Food insufficiency and food insecurity as risk factors for physical disability among Palestinian refugees in Lebanon: Evidence from an observational study

Nisreen Salti, Ph.D., M.P.A., Hala Ghattas, E.Ph.D.
Disability and Health Journal, Volume 9, Issue 4
Published online: March 24, 2016

DOI: http://dx.doi.org/10.1016/j.dhjo.2016.03.003

Background

Potential interactions between malnutrition and disability are increasingly recognized, and both are important global health issues. Causal effects working from nutrition to disability and from disability back to nutrition present an empirical challenge to measuring either of these effects. However, disability affects nutrition whatever the cause of disability, whereas nutrition is likelier to affect disease-related disability than war- or work-related disability.

Objective

This paper investigates the association of food insufficiency with the risk of physical disability.
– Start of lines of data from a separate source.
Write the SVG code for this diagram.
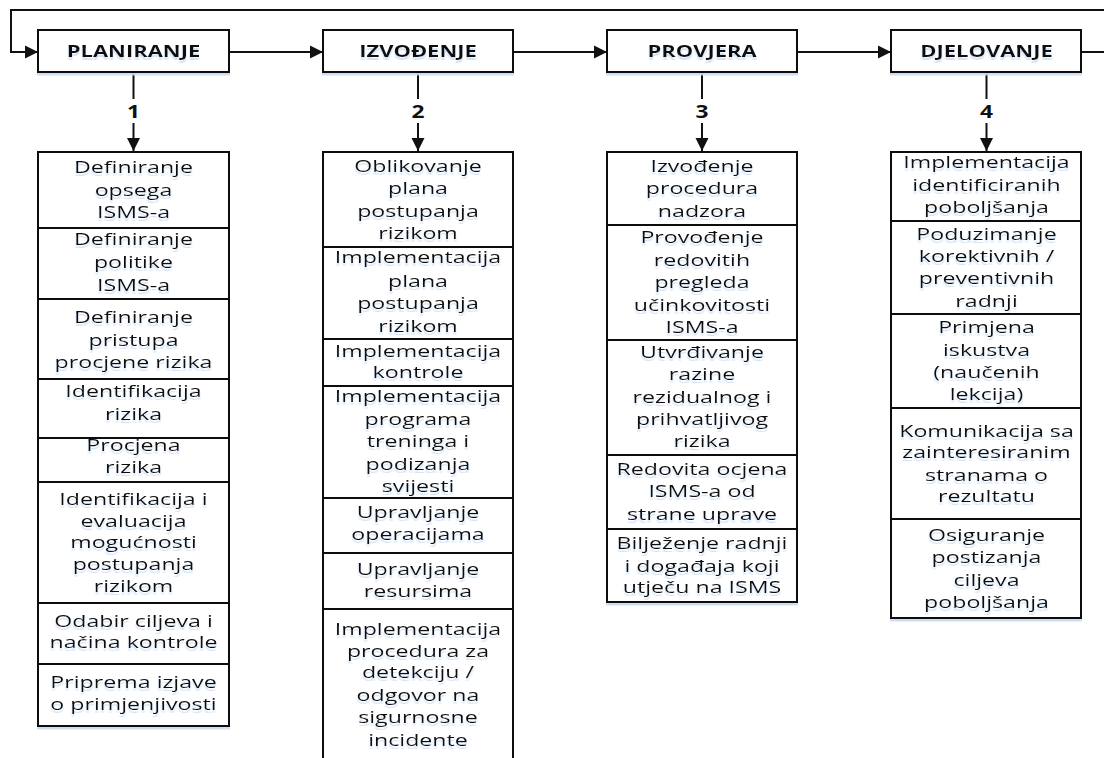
<svg xmlns="http://www.w3.org/2000/svg" width="1104" height="758" viewBox="0 0 1104 758">
<style>
.bg{fill:#ffffff}
.box{fill:#ffffff;stroke:#111111;stroke-width:2;filter:url(#sh)}
.ln{fill:none;stroke:#111111;stroke-width:2}
.t{font-family:"Open Sans","Liberation Sans",sans-serif;font-size:16px;fill:#111111;text-anchor:middle;filter:url(#tsh)}
.h{font-family:"Open Sans","Liberation Sans",sans-serif;font-size:16.5px;font-weight:bold;fill:#111111;text-anchor:middle;filter:url(#tsh)}
.n{font-family:"Open Sans","Liberation Sans",sans-serif;font-size:17px;font-weight:bold;fill:#111111;text-anchor:middle}
</style>
<defs>
<marker id="ah" markerUnits="userSpaceOnUse" markerWidth="14" markerHeight="14" refX="13" refY="7" orient="auto">
<path d="M0,0.5 L13,7 L0,13.5 z" fill="#111111"/>
</marker>
<filter id="sh" x="-5%" y="-5%" width="110%" height="120%">
<feDropShadow dx="0" dy="2.5" stdDeviation="0.4" flood-color="#c9dcf3" flood-opacity="0.9"/>
</filter>
<filter id="tsh" x="-5%" y="-20%" width="110%" height="160%">
<feDropShadow dx="0" dy="3" stdDeviation="0.6" flood-color="#c9dcf3" flood-opacity="0.8"/>
</filter>
</defs>
<rect class="bg" x="0" y="0" width="1104" height="758"/>

<g id="connectors">
<path class="ln" d="M1104,10 H11 V52 H38" marker-end="url(#ah)"/>
<path class="ln" d="M229,52 H323" marker-end="url(#ah)"/>
<path class="ln" d="M513,52 H607" marker-end="url(#ah)"/>
<path class="ln" d="M797,52 H891" marker-end="url(#ah)"/>
<path class="ln" d="M1081,52 H1104"/>
<path class="ln" d="M133.5,72 V99"/>
<path class="ln" d="M133.5,123 V151" marker-end="url(#ah)"/>
<path class="ln" d="M418,72 V99"/>
<path class="ln" d="M418,123 V151" marker-end="url(#ah)"/>
<path class="ln" d="M702,72 V99"/>
<path class="ln" d="M702,123 V151" marker-end="url(#ah)"/>
<path class="ln" d="M986.5,72 V99"/>
<path class="ln" d="M986.5,123 V151" marker-end="url(#ah)"/>
<text class="n" transform="translate(133.5 0) scale(1.34 1)" x="0" y="118">1</text>
<text class="n" transform="translate(418 0) scale(1.34 1)" x="0" y="118">2</text>
<text class="n" transform="translate(702 0) scale(1.34 1)" x="0" y="118">3</text>
<text class="n" transform="translate(986.5 0) scale(1.34 1)" x="0" y="118">4</text>
</g>

<g id="planiranje">
<rect class="box" x="38" y="30" width="191" height="42"/>
<text class="h" transform="translate(133.5 0) scale(1.33 1)" x="0" y="57">PLANIRANJE</text>
</g>
<g id="izvodenje">
<rect class="box" x="323" y="30" width="190" height="42"/>
<text class="h" transform="translate(418 0) scale(1.33 1)" x="0" y="57">IZVOĐENJE</text>
</g>
<g id="provjera">
<rect class="box" x="607" y="30" width="190" height="42"/>
<text class="h" transform="translate(702 0) scale(1.33 1)" x="0" y="57">PROVJERA</text>
</g>
<g id="djelovanje">
<rect class="box" x="891" y="30" width="190" height="42"/>
<text class="h" transform="translate(986.5 0) scale(1.33 1)" x="0" y="57">DJELOVANJE</text>
</g>

<!-- Column 1 -->
<g id="p1">
<rect class="box" x="38" y="152" width="191" height="76"/>
<text class="t" transform="translate(133.5 0) scale(1.45 1)"><tspan x="0" y="173">Definiranje</tspan><tspan x="0" y="196">opsega</tspan><tspan x="0" y="218">ISMS-a</tspan></text>
</g>
<g id="p2">
<rect class="box" x="38" y="228" width="191" height="71"/>
<text class="t" transform="translate(133.5 0) scale(1.45 1)"><tspan x="0" y="245">Definiranje</tspan><tspan x="0" y="268">politike</tspan><tspan x="0" y="291">ISMS-a</tspan></text>
</g>
<g id="p3">
<rect class="box" x="38" y="299" width="191" height="80"/>
<text class="t" transform="translate(133.5 0) scale(1.45 1)"><tspan x="0" y="323">Definiranje</tspan><tspan x="0" y="346">pristupa</tspan><tspan x="0" y="368">procjene rizika</tspan></text>
</g>
<g id="p4">
<rect class="box" x="38" y="379" width="191" height="59"/>
<text class="t" transform="translate(133.5 0) scale(1.45 1)"><tspan x="0" y="397">Identifikacija</tspan><tspan x="0" y="420">rizika</tspan></text>
</g>
<g id="p5">
<rect class="box" x="38" y="438" width="191" height="44"/>
<text class="t" transform="translate(133.5 0) scale(1.45 1)"><tspan x="0" y="451">Procjena</tspan><tspan x="0" y="473">rizika</tspan></text>
</g>
<g id="p6">
<rect class="box" x="38" y="482" width="191" height="121"/>
<text class="t" transform="translate(133.5 0) scale(1.45 1)"><tspan x="0" y="505">Identifikacija i</tspan><tspan x="0" y="527">evaluacija</tspan><tspan x="0" y="548">mogućnosti</tspan><tspan x="0" y="570">postupanja</tspan><tspan x="0" y="592">rizikom</tspan></text>
</g>
<g id="p7">
<rect class="box" x="38" y="603" width="191" height="61"/>
<text class="t" transform="translate(133.5 0) scale(1.45 1)"><tspan x="0" y="627">Odabir ciljeva i</tspan><tspan x="0" y="648">načina kontrole</tspan></text>
</g>
<g id="p8">
<rect class="box" x="38" y="664" width="191" height="62"/>
<text class="t" transform="translate(133.5 0) scale(1.45 1)"><tspan x="0" y="688">Priprema izjave</tspan><tspan x="0" y="710">o primjenjivosti</tspan></text>
</g>

<!-- Column 2 -->
<g id="i1">
<rect class="box" x="323" y="152" width="190" height="95"/>
<text class="t" transform="translate(418 0) scale(1.45 1)"><tspan x="0" y="172">Oblikovanje</tspan><tspan x="0" y="194">plana</tspan><tspan x="0" y="217">postupanja</tspan><tspan x="0" y="239">rizikom</tspan></text>
</g>
<g id="i2">
<rect class="box" x="323" y="247" width="190" height="92"/>
<text class="t" transform="translate(418 0) scale(1.45 1)"><tspan x="0" y="263">Implementacija</tspan><tspan x="0" y="287">plana</tspan><tspan x="0" y="309">postupanja</tspan><tspan x="0" y="332">rizikom</tspan></text>
</g>
<g id="i3">
<rect class="box" x="323" y="339" width="190" height="47"/>
<text class="t" transform="translate(418 0) scale(1.45 1)"><tspan x="0" y="357">Implementacija</tspan><tspan x="0" y="378">kontrole</tspan></text>
</g>
<g id="i4">
<rect class="box" x="323" y="386" width="190" height="112"/>
<text class="t" transform="translate(418 0) scale(1.45 1)"><tspan x="0" y="402">Implementacija</tspan><tspan x="0" y="425">programa</tspan><tspan x="0" y="447">treninga  i</tspan><tspan x="0" y="470">podizanja</tspan><tspan x="0" y="492">svijesti</tspan></text>
</g>
<g id="i5">
<rect class="box" x="323" y="498" width="190" height="55"/>
<text class="t" transform="translate(418 0) scale(1.45 1)"><tspan x="0" y="518">Upravljanje</tspan><tspan x="0" y="540">operacijama</tspan></text>
</g>
<g id="i6">
<rect class="box" x="323" y="553" width="190" height="56"/>
<text class="t" transform="translate(418 0) scale(1.45 1)"><tspan x="0" y="575">Upravljanje</tspan><tspan x="0" y="597">resursima</tspan></text>
</g>
<g id="i7">
<rect class="box" x="323" y="609" width="190" height="155"/>
<text class="t" transform="translate(418 0) scale(1.45 1)"><tspan x="0" y="635">Implementacija</tspan><tspan x="0" y="657">procedura za</tspan><tspan x="0" y="678">detekciju /</tspan><tspan x="0" y="701">odgovor na</tspan><tspan x="0" y="723">sigurnosne</tspan><tspan x="0" y="746">incidente</tspan></text>
</g>

<!-- Column 3 -->
<g id="r1">
<rect class="box" x="607" y="152" width="190" height="73"/>
<text class="t" transform="translate(702 0) scale(1.45 1)"><tspan x="0" y="172">Izvođenje</tspan><tspan x="0" y="194">procedura</tspan><tspan x="0" y="217">nadzora</tspan></text>
</g>
<g id="r2">
<rect class="box" x="607" y="225" width="190" height="115"/>
<text class="t" transform="translate(702 0) scale(1.45 1)"><tspan x="0" y="243">Provođenje</tspan><tspan x="0" y="266">redovitih</tspan><tspan x="0" y="288">pregleda</tspan><tspan x="0" y="311">učinkovitosti</tspan><tspan x="0" y="333">ISMS-a</tspan></text>
</g>
<g id="r3">
<rect class="box" x="607" y="340" width="190" height="115"/>
<text class="t" transform="translate(702 0) scale(1.45 1)"><tspan x="0" y="358">Utvrđivanje</tspan><tspan x="0" y="380">razine</tspan><tspan x="0" y="403">rezidualnog i</tspan><tspan x="0" y="425">prihvatljivog</tspan><tspan x="0" y="447">rizika</tspan></text>
</g>
<g id="r4">
<rect class="box" x="607" y="455" width="190" height="74"/>
<text class="t" transform="translate(702 0) scale(1.45 1)"><tspan x="0" y="475">Redovita ocjena</tspan><tspan x="0" y="497">ISMS-a od</tspan><tspan x="0" y="520">strane uprave</tspan></text>
</g>
<g id="r5">
<rect class="box" x="607" y="529" width="190" height="73"/>
<text class="t" transform="translate(702 0) scale(1.45 1)"><tspan x="0" y="549">Bilježenje radnji</tspan><tspan x="0" y="572">i događaja koji</tspan><tspan x="0" y="593">utječu na ISMS</tspan></text>
</g>

<!-- Column 4 -->
<g id="d1">
<rect class="box" x="891" y="152" width="190" height="69"/>
<text class="t" transform="translate(986.5 0) scale(1.45 1)"><tspan x="0" y="168">Implementacija</tspan><tspan x="0" y="191">identificiranih</tspan><tspan x="0" y="213">poboljšanja</tspan></text>
</g>
<g id="d2">
<rect class="box" x="891" y="221" width="190" height="93"/>
<text class="t" transform="translate(986.5 0) scale(1.45 1)"><tspan x="0" y="240">Poduzimanje</tspan><tspan x="0" y="262">korektivnih /</tspan><tspan x="0" y="284">preventivnih</tspan><tspan x="0" y="307">radnji</tspan></text>
</g>
<g id="d3">
<rect class="box" x="891" y="314" width="190" height="94"/>
<text class="t" transform="translate(986.5 0) scale(1.45 1)"><tspan x="0" y="333">Primjena</tspan><tspan x="0" y="356">iskustva</tspan><tspan x="0" y="378">(naučenih</tspan><tspan x="0" y="400">lekcija)</tspan></text>
</g>
<g id="d4">
<rect class="box" x="891" y="408" width="190" height="111"/>
<text class="t" transform="translate(986.5 0) scale(1.45 1)"><tspan x="0" y="437">Komunikacija sa</tspan><tspan x="0" y="458">zainteresiranim</tspan><tspan x="0" y="481">stranama o</tspan><tspan x="0" y="502">rezultatu</tspan></text>
</g>
<g id="d5">
<rect class="box" x="891" y="519" width="190" height="99"/>
<text class="t" transform="translate(986.5 0) scale(1.45 1)"><tspan x="0" y="541">Osiguranje</tspan><tspan x="0" y="563">postizanja</tspan><tspan x="0" y="586">ciljeva</tspan><tspan x="0" y="608">poboljšanja</tspan></text>
</g>
</svg>
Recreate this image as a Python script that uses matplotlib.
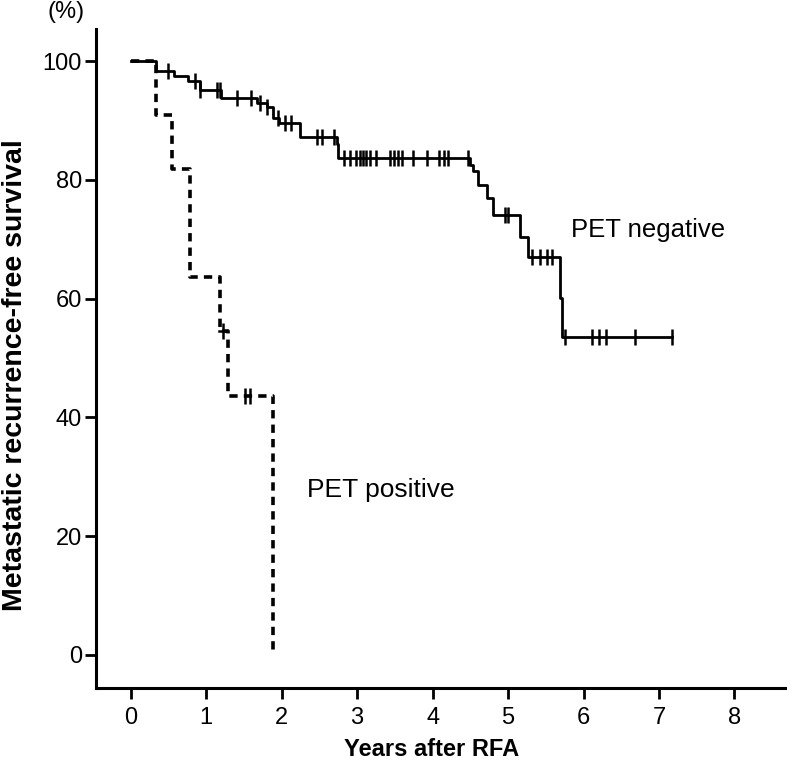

Data on disability by cause allow us to address the difficulty of reverse causality.

Methods

Multinomial logit regressions of disability by cause on food insufficiency are run using survey data from 2010 on 2575 Palestinian refugee households in Lebanon. Controls include household sociodemographic, health and economic characteristics. Regressions of food insufficiency on disability by cause are also run.

Results

Disability has a significant coefficient in regressions of food insufficiency, whatever the cause of disability; but in regressions of disability on food insufficiency, food insufficiency is significant only for disease-related disability (log odds of disease-related disability .78 higher, p = .008). The difference in the results by cause of disability is evidence of a significant association between food insufficiency and disease-related disability, net of any reverse effect from disability to food access.

Conclusions

The association between disease-related disability and food insufficiency is statistically significant suggesting that even taking into account feedback from disability to nutrition, nutrition is an effective level of intervention to avert the poverty-disability trap resulting from the impoverishing effect of disability.